Die vielen ungelösten Probleme in Afghanistan hält Buscaglia auch für ein Ergebnis westlicher Arroganz. Ständig würde man sich loben: "Schaut her, was wir alles tun und wie gut sich die Dinge entwickeln!" In den Augen der Afghanen aber handele es sich um eine elitäre internationale Gemeinschaft, die Monat für Monat Tausende von Dollars kassiere und in abgeschirmten Quartieren wohne, meint Buscaglia. Die Afghanen verstünden schlichtweg nicht, wovon eigentlich die Rede sei.
Drogenkriminalität ist nur ein Problem
Der Korruptionsexperte wirft dem Westen vor, einen eingeschränkten Blick auf die Verhältnisse in Afghanistan zu haben. Zwar hält er die Bekämpfung der Drogenkriminalität für wichtig. Aber der Anbau von Schlafmohn für die Herstellung von Heroin sei eben nur eine illegale Quelle des Gelderwerbs. Die US-Regierung rede gerne von der großen Drogengefahr. "Aber es gibt auch all die anderen Formen organisierter Kriminalität, die das Leben der Menschen beeinträchtigen", sagt Buscaglia. Dazu zähle eben auch das Kidnapping, mit dem sich eine Menge Geld erpressen lasse.
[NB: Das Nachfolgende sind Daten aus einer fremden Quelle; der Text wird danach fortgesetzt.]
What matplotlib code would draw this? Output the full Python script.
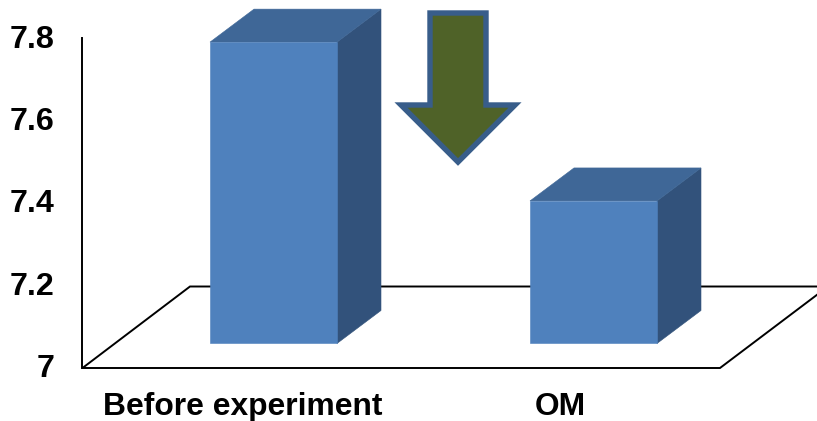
import matplotlib
matplotlib.use('Agg')
import matplotlib.pyplot as plt
from matplotlib.patches import Polygon

plt.rcParams['font.family'] = ['Liberation Sans', 'DejaVu Sans']

categories = ['Before experiment', 'OM']
values = [7.79, 7.405]
tick_values = [7, 7.2, 7.4, 7.6, 7.8]
tick_labels = ['7', '7.2', '7.4', '7.6', '7.8']

# x is in pixels, y is the value axis: 7 sits at pixel row 368, 7.8 at row 38
k = 0.8 / 330
fig = plt.figure(figsize=(8.17, 4.21), dpi=100)
ax = fig.add_axes([0, 0, 1, 1])
ax.set_xlim(0, 817)
ax.set_ylim(7 - (421 - 368) * k, 7 + 368 * k)
ax.axis('off')

def py(row):
    # pixel row to value
    return 7 + (368 - row) * k

# floor of the 3d box and the value axis
floor = [(82.5, 368), (720, 368), (828, 286.5), (190, 286.5)]
ax.add_patch(Polygon([(x, py(r)) for x, r in floor], closed=True, fc='white', ec='black', lw=1.4, zorder=1))
ax.plot([82.5, 82.5], [py(368), py(38)], color='black', lw=1.4, zorder=1)

# 3d bars
bar_left = [210, 530]
bar_width = 127
depth_x = 44
depth_y = 33 * k
base = py(343.5)
front_col = '#4F81BD'
top_col = '#3F6797'
side_col = '#32527B'
for left, v in zip(bar_left, values):
    right = left + bar_width
    ax.add_patch(Polygon([(right, base), (right + depth_x, base + depth_y), (right + depth_x, v + depth_y), (right, v)],
                         closed=True, fc=side_col, ec=side_col, lw=0.4, zorder=2))
    ax.add_patch(Polygon([(left, v), (right, v), (right + depth_x, v + depth_y), (left + depth_x, v + depth_y)],
                         closed=True, fc=top_col, ec=top_col, lw=0.4, zorder=2.5))
    ax.add_patch(Polygon([(left, base), (right, base), (right, v), (left, v)],
                         closed=True, fc=front_col, ec=front_col, lw=0.4, zorder=3))

# down arrow between the bars
arrow = [(430, 13), (486, 13), (486, 105), (515, 105), (458, 162), (401, 105), (430, 105)]
ax.add_patch(Polygon([(x, py(r)) for x, r in arrow], closed=True, fc='#4F6228', ec='#385D8A',
                     lw=3.9, joinstyle='miter', zorder=4))

for v, lab in zip(tick_values, tick_labels):
    ax.text(54.5, v + 2 * k, lab, ha='right', va='center_baseline', fontsize=23.2, fontweight='bold', color='black')

for lab, cx in zip(categories, [243, 560]):
    ax.text(cx, py(415), lab, ha='center', va='baseline', fontsize=22.9, fontweight='bold', color='black')

fig.savefig('out.png', dpi=100)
Martin Kipping, der Afghanistan-Fachmann aus dem deutschen Entwicklungsministerium, sieht in der Bekämpfung der Drogenkriminalität dennoch einen Schlüssel zum Erfolg. Seinen Angaben zufolge ist der Umsatz auf diesem Feld von einer Milliarde US-Dollar im Jahre 2007 auf rund 600 Millionen im vergangenen Jahr zurückgegangen. Das seien nur noch fünf statt zwölf Prozent der gesamten Wirtschaftsleistung Afghanistans gewesen.
Dramatisch verschlechterte Sicherheitslage
Florian Kühn, Politikwissenschaftler an der Hamburger Bundeswehr-Universität, hält Kippings Schlussfolgerungen für naiv, weil die geringeren Erträge im Mohnanbau Folge naturbedingter Missernten gewesen seien. Es handele sich also um Marktmechanismen. Und er kenne keine seriösen Experten, die behaupten, die Ab- oder Zunahme der Drogenwirtschaft sei die Folge von Politik, die von außen kommt. Damit meint Kühn die Strategie der internationalen Gemeinschaft. Wie nachhaltig die Entwicklung in Afghanistan sein kann angesichts der sich dramatisch verschlechternden Sicherheitslage, darüber gehen die Meinungen offenbar weiter auseinander als je zuvor.